About Neville Stanton
Professor Neville Stanton holds the Chair in Human Factors Engineering in the Faculty of Engineering and the Environment at the University of Southampton. He has co-authored and edited more than 20 books and 160 journal papers on this topic over the past 25 years. Neville's research interests include Team Working and Distributed Cognition, Systems Error and Reliability Analysis, Socio-Technical Systems Design and Human Factors Methods. The Institution of Electrical Engineering (now the IET) awarded him the Informatics Divisional Premium Award in 1998 for his research on system safety. The Ergonomics Society (now the IE&HF) awarded him the President's medal in 2008 and the Otto Edholm medal in 2001 for his contribution to basic and applied ergonomics research.
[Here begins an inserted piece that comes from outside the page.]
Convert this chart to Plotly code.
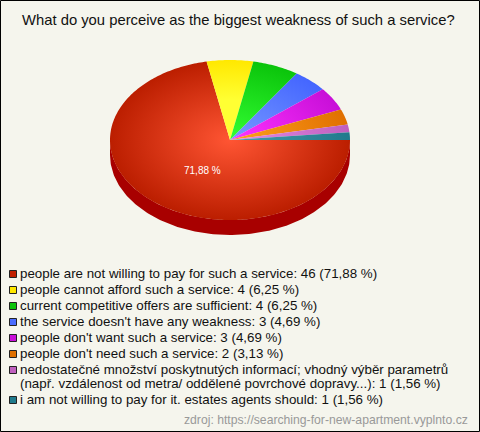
import math
import plotly.graph_objects as go

categories = [
    "people are not willing to pay for such a service",
    "people cannot afford such a service",
    "current competitive offers are sufficient",
    "the service doesn't have any weakness",
    "people don't want such a service",
    "people don't need such a service",
    "nedostatečné množství poskytnutých informací; vhodný výběr parametrů<br>(např. vzdálenost od metra/ oddělené povrchové dopravy...)",
    "i am not willing to pay for it. estates agents should",
]
counts = [46, 4, 4, 3, 3, 2, 1, 1]
percent_labels = ["71,88", "6,25", "6,25", "4,69", "4,69", "3,13", "1,56", "1,56"]
inner_colors = ["#ff5533", "#ffff33", "#33ff33", "#7799ff", "#ff33ff", "#ffa01e", "#e68ce6", "#4a9cae"]
outer_colors = ["#bb1e00", "#ffe800", "#0bc40b", "#4466ff", "#c80fd8", "#e07000", "#bf60bf", "#1f7a8c"]
key_colors = ["#c11f00", "#ffe800", "#0cc40c", "#4a6cff", "#c90fd9", "#e07000", "#bf60bf", "#1f7a8c"]
side_color = "#a80000"
bg = "#f5f5ed"

CX, CY, RX, RY, DEPTH = 230, 140, 120, 80, 15
total = sum(counts)


def pt(deg, dy=0):
    a = math.radians(deg)
    return CX + RX * math.cos(a), CY + RY * math.sin(a) + dy


fig = go.Figure()

# side wall
xs, ys = [], []
for d in range(0, 181):
    x, y = pt(d)
    xs.append(x); ys.append(y)
for d in range(180, -1, -1):
    x, y = pt(d, DEPTH)
    xs.append(x); ys.append(y)
fig.add_trace(go.Scatter(x=xs, y=ys, mode="lines", fill="toself", fillcolor=side_color,
                         line=dict(width=0), hoverinfo="skip", showlegend=False))

# top face: zero-area spikes give each slice the whole ellipse as its bounding box,
# so the radial gradient is centred on the pie centre
cum = 0
for name, v, c0, c1 in zip(categories, counts, inner_colors, outer_colors):
    start = 360 * cum / total
    cum += v
    end = 360 * cum / total
    xs, ys = [CX], [CY]
    for d in (0, 90, 180, 270):
        x, y = pt(d)
        xs += [x, CX]; ys += [y, CY]
    n = max(2, int(end - start) + 2)
    for i in range(n):
        x, y = pt(start + (end - start) * i / (n - 1))
        xs.append(x); ys.append(y)
    xs.append(CX); ys.append(CY)
    fig.add_trace(go.Scatter(
        x=xs, y=ys, mode="lines", fill="toself", name=name.split("<br>")[0],
        line=dict(width=0, simplify=False),
        fillgradient=dict(type="radial", colorscale=[[0, c0], [0.5, c0], [1, c1]] if c0 == "#ffff33" else [[0, c0], [1, c1]]),
        hoverinfo="skip", showlegend=False))

fig.add_annotation(x=202.5, y=170.5, xref="x", yref="y", text=percent_labels[0] + " %", showarrow=False,
                   font=dict(family="Liberation Sans", size=10, color="white"))

fig.add_annotation(x=238.5, y=19.5, xref="x", yref="y", text="What do you perceive as the biggest weakness of such a service?",
                   showarrow=False, font=dict(family="Liberation Sans", size=14.8, color="#111111"))

# legend
row_y = 274
shapes = [dict(type="rect", xref="x", yref="y", x0=0.5, y0=0.5, x1=479.5, y1=431.5,
               line=dict(color="black", width=1), fillcolor="rgba(0,0,0,0)", layer="above")]
for name, v, p, k in zip(categories, counts, percent_labels, key_colors):
    parts = f"{name}: {v} ({p} %)".split("<br>")
    for j, part in enumerate(parts):
        fig.add_annotation(x=20, y=row_y - 0.5 + j * 14, xref="x", yref="y", xanchor="left", yanchor="middle", align="left",
                           text=part, showarrow=False, borderpad=0, borderwidth=0,
                           font=dict(family="Liberation Sans", size=13.33, color="#111111"))
    shapes.append(dict(type="rect", xref="x", yref="y", x0=9.5, x1=16.5, y0=row_y - 3.5, y1=row_y + 3.5,
                       line=dict(color="#222222", width=1), fillcolor=k))
    row_y += 16 + (len(parts) - 1) * 14

fig.add_annotation(x=470, y=420, xref="x", yref="y", xanchor="right", text="zdroj: https://searching-for-new-apartment.vyplnto.cz",
                   showarrow=False, font=dict(family="Liberation Sans", size=12.2, color="#999999"))

fig.update_layout(
    width=480, height=432, margin=dict(l=0, r=0, t=0, b=0), autosize=False,
    paper_bgcolor=bg, plot_bgcolor=bg, showlegend=False, shapes=shapes,
    xaxis=dict(range=[0, 480], visible=False, fixedrange=True),
    yaxis=dict(range=[432, 0], visible=False, fixedrange=True),
)
fig.write_html("out.html", config={"displayModeBar": False},
               post_script="document.body.style.margin='0';document.body.style.overflow='hidden';")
The Royal Aeronautical Society awarded him the Hodgson Medal and Bronze Award in 2007 with colleagues for their work on flight deck safety. Professor Stanton an editor of Ergonomics and on the editorial board of Theoretical Issues in Ergonomics Science. He is a Fellow and Chartered Occupational Psychologist registered with The British Psychological Society, a Fellow of The Ergonomics Society and a member of the Institution of Engineering and Technology. He has a BSc in Occupational Psychology from University of Hull and a PhD in Human Factors from Aston University. Professor Stanton advises organisations on Human Factors and was an expert witness for Network Rail in the civil litigation following the Ladbroke Grove Rail inquiry.